To better support marine customers in South America, Rolls-Royce has opened a new training centre in Brazil, to cater for customers operating the large number of vessels with Rolls-Royce systems that work in country’s deep water oil and gas fields.
The centre is located at the existing Rolls-Royce Marine Services site in Niteroi, just outside of Rio de Janeiro.

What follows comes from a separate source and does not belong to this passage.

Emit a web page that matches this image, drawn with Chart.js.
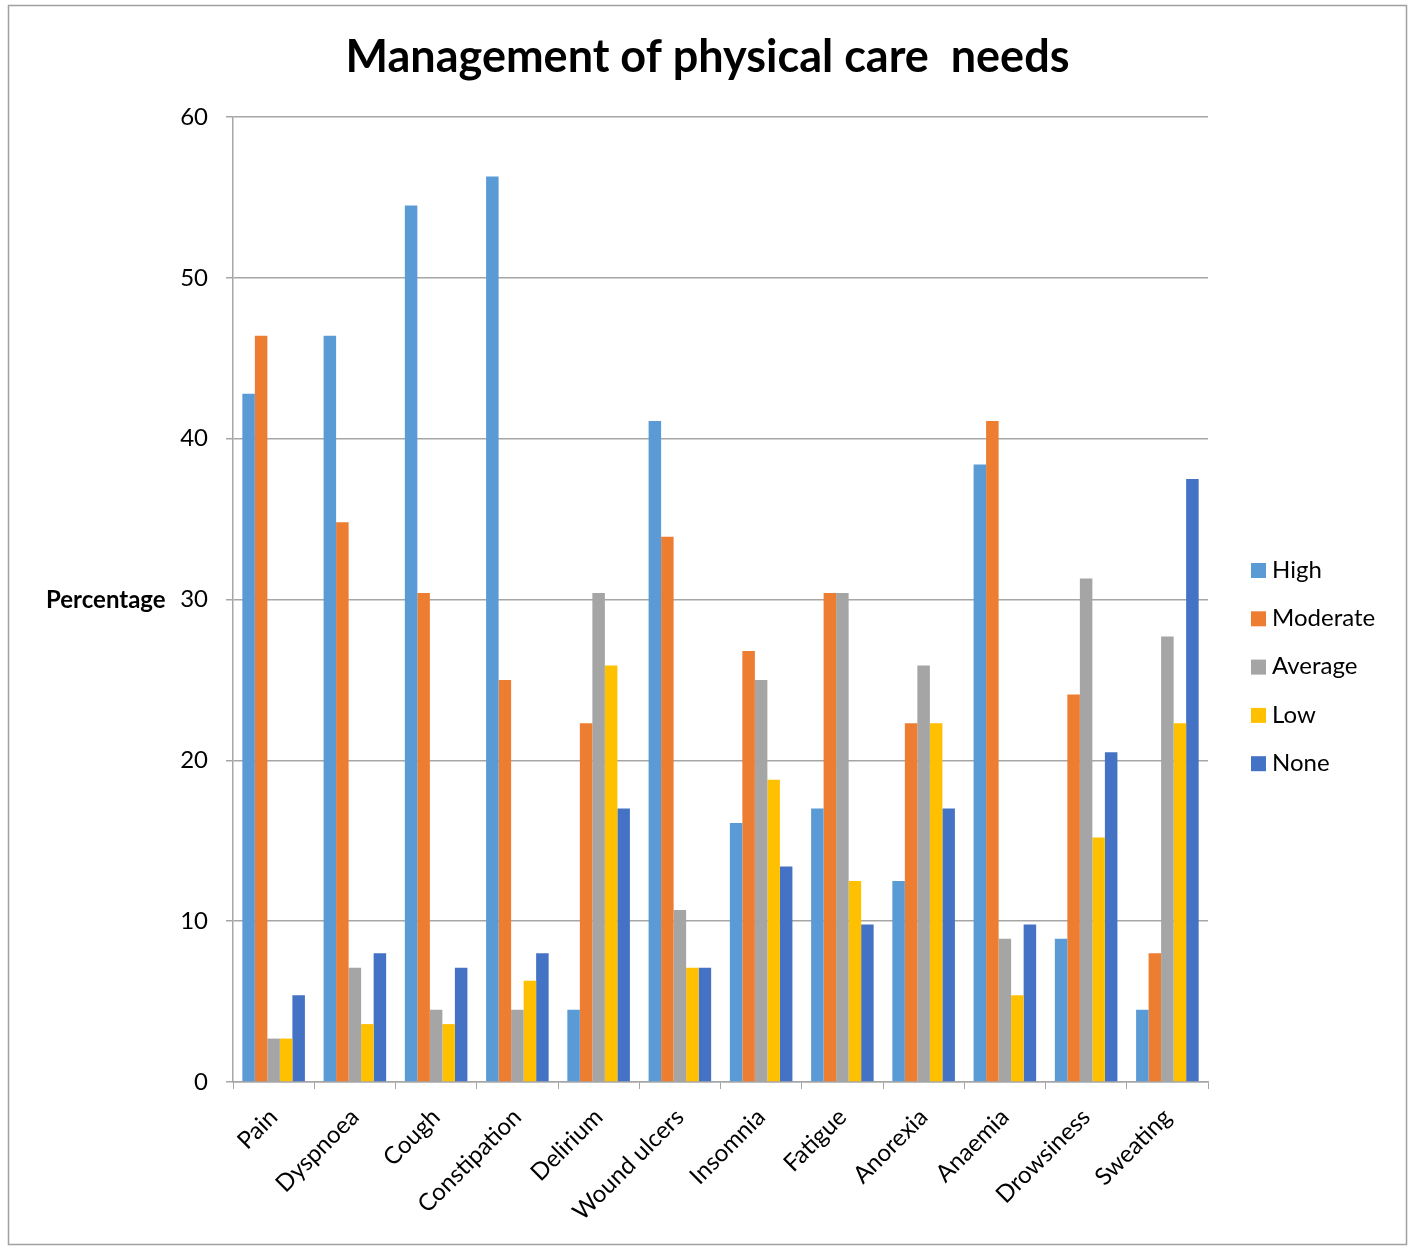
<!DOCTYPE html>
<html>
<head>
<meta charset="utf-8">
<title>Management of physical care needs</title>
<script src="https://cdn.jsdelivr.net/npm/chart.js@4"></script>
<style>
  html, body { margin: 0; padding: 0; background: #fff; }
  #wrap { width: 1415px; height: 1247px; }
</style>
</head>
<body>
<div id="wrap"><canvas id="careChart"></canvas></div>
<script>
// symptoms on the x axis
var symptoms = ['Pain', 'Dyspnoea', 'Cough', 'Constipation', 'Delirium', 'Wound ulcers',
                'Insomnia', 'Fatigue', 'Anorexia', 'Anaemia', 'Drowsiness', 'Sweating'];

// percentage of patients per management level
var high     = [42.8, 46.4, 54.5, 56.3, 4.5, 41.1, 16.1, 17.0, 12.5, 38.4, 8.9, 4.5];
var moderate = [46.4, 34.8, 30.4, 25.0, 22.3, 33.9, 26.8, 30.4, 22.3, 41.1, 24.1, 8.0];
var average  = [2.7, 7.1, 4.5, 4.5, 30.4, 10.7, 25.0, 30.4, 25.9, 8.9, 31.3, 27.7];
var low      = [2.7, 3.6, 3.6, 6.3, 25.9, 7.1, 18.8, 12.5, 22.3, 5.4, 15.2, 22.3];
var none     = [5.4, 8.0, 7.1, 8.0, 17.0, 7.1, 13.4, 9.8, 17.0, 9.8, 20.5, 37.5];

var seriesNames = ['High', 'Moderate', 'Average', 'Low', 'None'];
var seriesData = [high, moderate, average, low, none];
var colors = ['#5B9BD5', '#ED7D31', '#A5A5A5', '#FFC000', '#4472C4'];

var yTicks = [0, 10, 20, 30, 40, 50, 60];

var chartTitle = 'Management of physical care  needs';

var FONT = 'Lato, Calibri, "Open Sans", sans-serif';
var gridColor = '#A6A6A6';

// white background and thin frame around the whole chart
var framePlugin = {
    id: 'frame',
    beforeDraw: function(chart) {
        var c = chart.ctx;
        c.save();
        c.fillStyle = '#fff';
        c.fillRect(0, 0, chart.width, chart.height);
        c.strokeStyle = '#A0A0A0';
        c.lineWidth = 1.5;
        c.strokeRect(8.5, 5.5, 1398, 1239);
        c.restore();
    }
};

// title centred on the whole canvas, plus the horizontal "Percentage" label
var textPlugin = {
    id: 'texts',
    afterDraw: function(chart) {
        var c = chart.ctx;
        c.save();
        c.fillStyle = '#000';
        c.textAlign = 'center';
        c.textBaseline = 'middle';
        c.font = 'bold 45px ' + FONT;
        c.fillText(chartTitle, chart.width / 2, 57);

        var y = chart.scales.y.getPixelForValue(30);
        c.font = 'bold 24px ' + FONT;
        c.textAlign = 'left';
        c.fillText('Percentage', 46, y + 1);
        c.restore();
    }
};

// legend column on the right, built from the datasets
var sideLegendPlugin = {
    id: 'sideLegend',
    afterDraw: function(chart) {
        var c = chart.ctx;
        c.save();
        c.font = '24px ' + FONT;
        c.textAlign = 'left';
        c.textBaseline = 'middle';
        chart.data.datasets.forEach(function(ds, i) {
            var cy = 570 + i * 48.3;
            c.fillStyle = ds.backgroundColor;
            c.fillRect(1251, cy - 7, 15, 15);
            c.fillStyle = '#000';
            c.fillText(ds.label, 1272, cy);
        });
        c.restore();
    }
};

var datasets = seriesNames.map(function(name, i) {
    return {
        label: name,
        data: seriesData[i],
        backgroundColor: colors[i],
        borderWidth: 0,
        categoryPercentage: 0.77,
        barPercentage: 1.0
    };
});

new Chart(document.getElementById('careChart'), {
    type: 'bar',
    data: { labels: symptoms, datasets: datasets },
    plugins: [framePlugin, textPlugin, sideLegendPlugin],
    options: {
        responsive: true,
        maintainAspectRatio: false,
        animation: false,
        layout: { padding: { left: 0, right: 207, top: 117, bottom: 0 } },
        plugins: {
            legend: { display: false },
            tooltip: { enabled: false },
            title: { display: false }
        },
        scales: {
            x: {
                afterFit: function(scale) { scale.height = 165; },
                grid: {
                    drawOnChartArea: false,
                    drawTicks: true,
                    tickLength: 7,
                    color: gridColor,
                    offset: true
                },
                border: { color: gridColor, width: 1.5 },
                ticks: {
                    color: '#000',
                    font: { family: FONT, size: 24 },
                    minRotation: 45,
                    maxRotation: 45,
                    padding: 14,
                    autoSkip: false
                }
            },
            y: {
                min: 0,
                max: 60,
                afterFit: function(scale) { scale.width = 233; },
                afterBuildTicks: function(scale) {
                    scale.ticks = yTicks.map(function(v) { return { value: v }; });
                },
                grid: {
                    color: gridColor,
                    lineWidth: 1.5,
                    tickLength: 7
                },
                border: { color: gridColor, width: 1.5 },
                ticks: {
                    color: '#000',
                    font: { family: FONT, size: 24 },
                    padding: 18
                }
            }
        }
    }
});
</script>
</body>
</html>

It will provide a wide range of training programs, initially in support of winch and dynamic positioning (DP) operations – in which satellite technology automatically controls a vessel’s propulsion system to maintain position in heavy seas.
Paulo Rolim, Rolls-Royce, Country Manager – Marine, Brazil, said: “The provision of training to our customers in Brazil is critical in ensuring their ability to maximize the value and full potential of the equipment and systems onboard their highly complex vessels.
“Getting optimal performance from the latest DP systems and deck machinery requires hours of hands on training, and doing so in a safe and cost effective training centre helps ensure crew members are better equipped to meet the real life challenges they face when out at sea, in often challenging conditions.”
The training concepts, course materials and equipment are based on those used at the Rolls-Royce Training Centre for Europe located in Ålesund, Norway. The courses and simulators have been designed in cooperation with the Offshore Simulator Centre, also in Norway, and represent the latest in bridge simulation technology.
The new training centre in Brazil is a part of the overall Marine Services Centre, and features a full size demonstration winch housed in the workshop. Courses are based on a mix of classroom instruction, hands on exercises in the simulators and maintenance training. A main bridge simulator with two operator chairs allows for interactive team training with a diverse array of scenario planning options to test any skill level.
In addition, two dome simulators with 180 degree horizons are installed for winch training, and are designed to allow crews to hone their winch operations skills in realistic surroundings. A similar dome houses a crane simulator.
All simulator domes use the latest situation modeling techniques and projection systems to give a very life-like representation of winch and crane handling activities on board an offshore vessel.
Adjacent to the simulator domes is a classroom, while another room houses four DP training stations and DP cabinets to provide a mix of operational and maintenance training options.
System maintenance and fault-finding exercises form an important part of the courses. Instructors can show trainees the function of components in the control cabinets, and then also arrange for faults to appear, providing hands-on experience in diagnosing and fixing problems.